Re: [PATCH 1/2][RFC] x86/boot/e820: Introduce e820_table_ori to represent the real original e820 layout
From: Chen Yu
Date: Sun Jul 02 2017 - 13:01:39 EST
On Fri, Jun 23, 2017 at 10:42:10AM +0200, Ingo Molnar wrote:
> * Chen Yu <yu.c.chen@xxxxxxxxx> wrote:
> > Hi Ingo,
> > On Thu, Jun 22, 2017 at 11:40:30AM +0200, Ingo Molnar wrote:
> > >
> > > * Chen Yu <yu.c.chen@xxxxxxxxx> wrote:
> > >
> > > > Currently we try to have e820_table_firmware to represent the
> > > > original firmware memory layout passed to us by the bootloader,
> > > > however it is not the case, the e820_table_firmware might still
> > > > be modified by linux:
> > > > 1. During bootup, the efi boot stub might allocate memory via
> > > > efi service for the PCI device information structure, then
> > > > later e820_reserve_setup_data() reserved these dynamically
> > > > allocated structures(AKA, setup_data) in e820_table_firmware
> > > > accordingly.
> > > > 2. The kexec might also modify the e820_table_firmware.
> > >
> > > Hm, so why does the EFI code modify e280_table_firmware - why doesn't
> > > it modify e820_table?
> > >
> > Both the e820_table and e820_table_firmware will be updated in
> > e820__reserve_setup_data():
> > Changing the PCI device information structures from E820_TYPE_RAM
> > to E820_TYPE_RESERVED_KERN.
> > > I.e. what is the point of having 3 different versions of the
> > > memory layout table?
> > My original thought was that, we should not record the modification
> > from the efi boot stub into the e820_tabel_firmware and we are done.
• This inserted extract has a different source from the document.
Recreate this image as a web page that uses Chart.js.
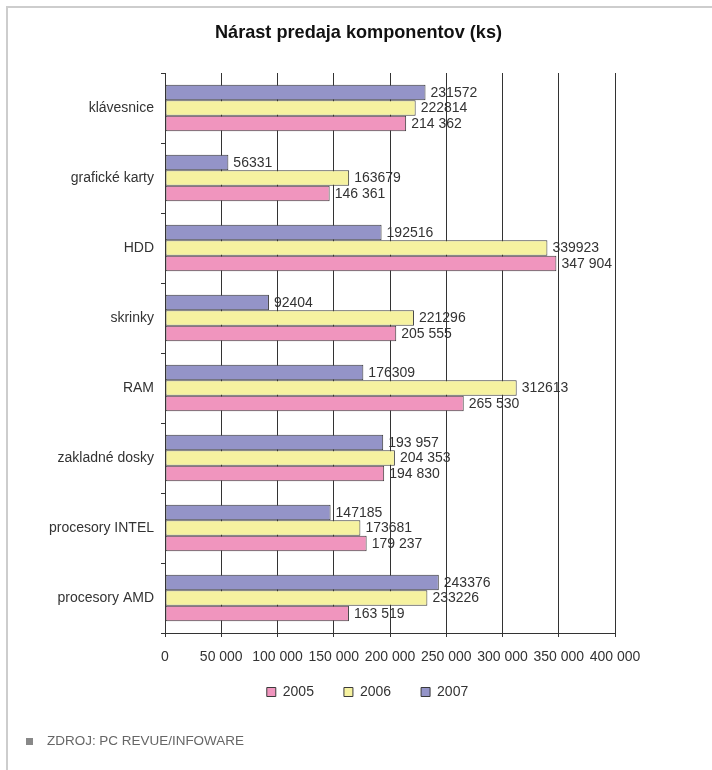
<!DOCTYPE html>
<html>
<head>
<meta charset="utf-8">
<script src="https://cdn.jsdelivr.net/npm/chart.js@4.4.1/dist/chart.umd.min.js"></script>
<style>
  html, body { margin: 0; padding: 0; background: #fff; }
  body { width: 712px; height: 770px; position: relative; overflow: hidden; }
  #frame { position: absolute; left: 6px; top: 6px; width: 720px; height: 780px;
           border-left: 2px solid #cdcdcd; border-top: 2px solid #cdcdcd; }
  #title { position: absolute; left: 0; top: 22px; white-space: nowrap;
           font-family: "Liberation Sans", Arial, sans-serif;
           font-weight: bold; font-size: 19px; line-height: 19px; color: #111; transform-origin: 0 0; }
  #src { position: absolute; left: 26px; top: 734px; white-space: nowrap; }
  #src span.sq { position: absolute; left: 0; top: 4px; width: 7px; height: 7px; background: #888; }
  #src span.txt { position: absolute; left: 21px; top: 0; font-family: "Liberation Sans", Arial, sans-serif;
         font-size: 13px; line-height: 14px; color: #666; transform-origin: 0 0; white-space: nowrap; }
  canvas { position: absolute; left: 0; top: 0; }
</style>
</head>
<body>
<div id="frame"></div>
<canvas id="c" width="712" height="770"></canvas>
<div id="title">Nárast predaja komponentov (ks)</div>
<div id="src"><span class="sq"></span><span class="txt" id="srctxt">ZDROJ: PC REVUE/INFOWARE</span></div>
<script>
const categories = ['klávesnice', 'grafické karty', 'HDD', 'skrinky', 'RAM', 'zakladné dosky', 'procesory INTEL', 'procesory AMD'];
const values2005 = [214362, 146361, 347904, 205555, 265530, 194830, 179237, 163519];
const values2006 = [222814, 163679, 339923, 221296, 312613, 204353, 173681, 233226];
const values2007 = [231572, 56331, 192516, 92404, 176309, 193957, 147185, 243376];
const labels2005 = ['214 362', '146 361', '347 904', '205 555', '265 530', '194 830', '179 237', '163 519'];
const labels2006 = ['222814', '163679', '339923', '221296', '312613', '204 353', '173681', '233226'];
const labels2007 = ['231572', '56331', '192516', '92404', '176309', '193 957', '147185', '243376'];
const tickLabels = ['0', '50 000', '100 000', '150 000', '200 000', '250 000', '300 000', '350 000', '400 000'];

// condensed look for the title and source line: scale real text horizontally
(function () {
  const t = document.getElementById('title');
  const w = t.getBoundingClientRect().width;
  const target = 287;
  t.style.transform = 'scaleX(' + (target / w) + ')';
  t.style.left = (358.5 - target / 2) + 'px';
  const s = document.getElementById('srctxt');
  const sw = s.getBoundingClientRect().width;
  s.style.transform = 'scaleX(' + (197 / sw) + ')';
})();

const FONT = '"Liberation Sans", Arial, sans-serif';
const TEXT = '#333333';

const valueLabelPlugin = {
  id: 'valueLabels',
  afterDatasetsDraw(chart) {
    const ctx = chart.ctx;
    ctx.save();
    ctx.font = '14px ' + FONT;
    ctx.fillStyle = TEXT;
    ctx.textAlign = 'left';
    ctx.textBaseline = 'middle';
    chart.data.datasets.forEach((ds, di) => {
      const meta = chart.getDatasetMeta(di);
      meta.data.forEach((el, i) => {
        ctx.fillText(ds.valueLabels[i], el.x + 5, el.y + 0.5);
      });
    });
    ctx.restore();
  }
};

// legend sits centred a little left of the plot centre, as in the source
const legendSpanPlugin = {
  id: 'legendSpan',
  afterLayout(chart) {
    const lg = chart.legend;
    if (lg) {
      lg.left = 120;
      lg.right = 615;
      lg.width = 495;
      const h = lg.height;
      lg.top = 655;
      lg.bottom = 655 + h;
    }
  }
};

new Chart(document.getElementById('c'), {
  type: 'bar',
  data: {
    labels: categories,
    datasets: [
      { label: '2007', data: values2007, valueLabels: labels2007, backgroundColor: '#9494C8', borderColor: '#3a3a3a', borderWidth: 1, borderSkipped: false },
      { label: '2006', data: values2006, valueLabels: labels2006, backgroundColor: '#F6F2A0', borderColor: '#3a3a3a', borderWidth: 1, borderSkipped: false },
      { label: '2005', data: values2005, valueLabels: labels2005, backgroundColor: '#F095BE', borderColor: '#3a3a3a', borderWidth: 1, borderSkipped: false }
    ]
  },
  options: {
    indexAxis: 'y',
    responsive: false,
    animation: false,
    devicePixelRatio: 1,
    categoryPercentage: 0.664,
    barPercentage: 1.0,
    layout: { padding: { left: 0, right: 97, top: 73, bottom: 50 } },
    scales: {
      x: {
        min: 0, max: 400000,
        grid: { color: '#333333', lineWidth: 1, tickLength: 4, drawTicks: true },
        border: { display: true, color: '#333333', width: 1 },
        ticks: {
          stepSize: 50000, autoSkip: false, maxRotation: 0, padding: 12,
          color: TEXT, font: { family: FONT, size: 14 },
          callback: (v, i) => tickLabels[i]
        },
        afterFit: (s) => { s.height = 33; }
      },
      y: {
        grid: { drawOnChartArea: false, color: '#333333', tickLength: 4, offset: true },
        border: { display: true, color: '#333333', width: 1 },
        ticks: { color: TEXT, font: { family: FONT, size: 14 }, padding: 7, autoSkip: false },
        afterFit: (s) => { s.width = 165; }
      }
    },
    plugins: {
      title: { display: false },
      tooltip: { enabled: false },
      legend: {
        position: 'bottom',
        reverse: true,
        labels: {
          boxWidth: 9, boxHeight: 9, padding: 30,
          color: TEXT, font: { family: FONT, size: 14 }
        }
      }
    }
  },
  plugins: [valueLabelPlugin, legendSpanPlugin]
});
</script>
</body>
</html>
> > But after checking the code, I realized that if we do so the
> > kexec might have potiential problem.
> > The e820_table_firmware was introduced mainly for kexec and
> > was used to pass the original memory layout to the second
> > kernel:
> > commit 5dfcf14d5b28174f94cbe9b4fb35d415db61c64a
> > Author: Bernhard Walle <bwalle@xxxxxxx>
> > Date: Fri Jun 27 13:12:55 2008 +0200
> > x86: use FIRMWARE_MEMMAP on x86/E820
> > Besides, the second kernel will not re-enter the efi boot stub
> > code and it will reuse the PCI device information structure created
> > by the first kernel, which is stored in the E820_TYPE_RESERVED_KERN
> > region. So these PCI device information structures will not be
> > modified by the second kernel, as kexec will only pass the E820_TYPE_RAM
> > to the second kernel, thus the latter could leverage ioremap to access
> > the PCI information.
> > So the problem is, if we do not record the PCI information in
> > the e820_table_firmware, the PCI information will be kept as
> > type E820_TYPE_RAM, and all the E820_TYPE_RAM type regions will
> > be passed to the second kernel and might be allocated for ordinary
> > use in the second kernel, as a result the second kernel might not
> > get valid PCI information(might be overwritten by others). So
> > currently we try to introduce a new e820_table_ori to represent
> > the original one provided by the BIOS(mainly for hibernation
> > memory layout md5 checking).
> So there's 3 versions we need:
> - the original 'firmware' table as-is - for MD5 check and other potential
> - some intermediate version of the table for kexec: what is the exact definition
> of that table, what changes from the real table does it _not_ want?
Some boot options such as 'mem=' are not wanted by kexec, because the kexec
wants to let the second kernel see the whole memory layout passed by
the bootloader. I think this is why e820_table_firmware was introduced.
> - the 'real' table
> all the naming should reflect that. I.e. instead of some nonsensical "_ori"
> postfix, that is really the _firmware table. If kexec needs a separate one then
> name it _kexec and copy it at the right stage.
Ok. I'm sending V2 of this patch. I tried not to break the old behavior and
split the patch into three, thus the logic might look more clear.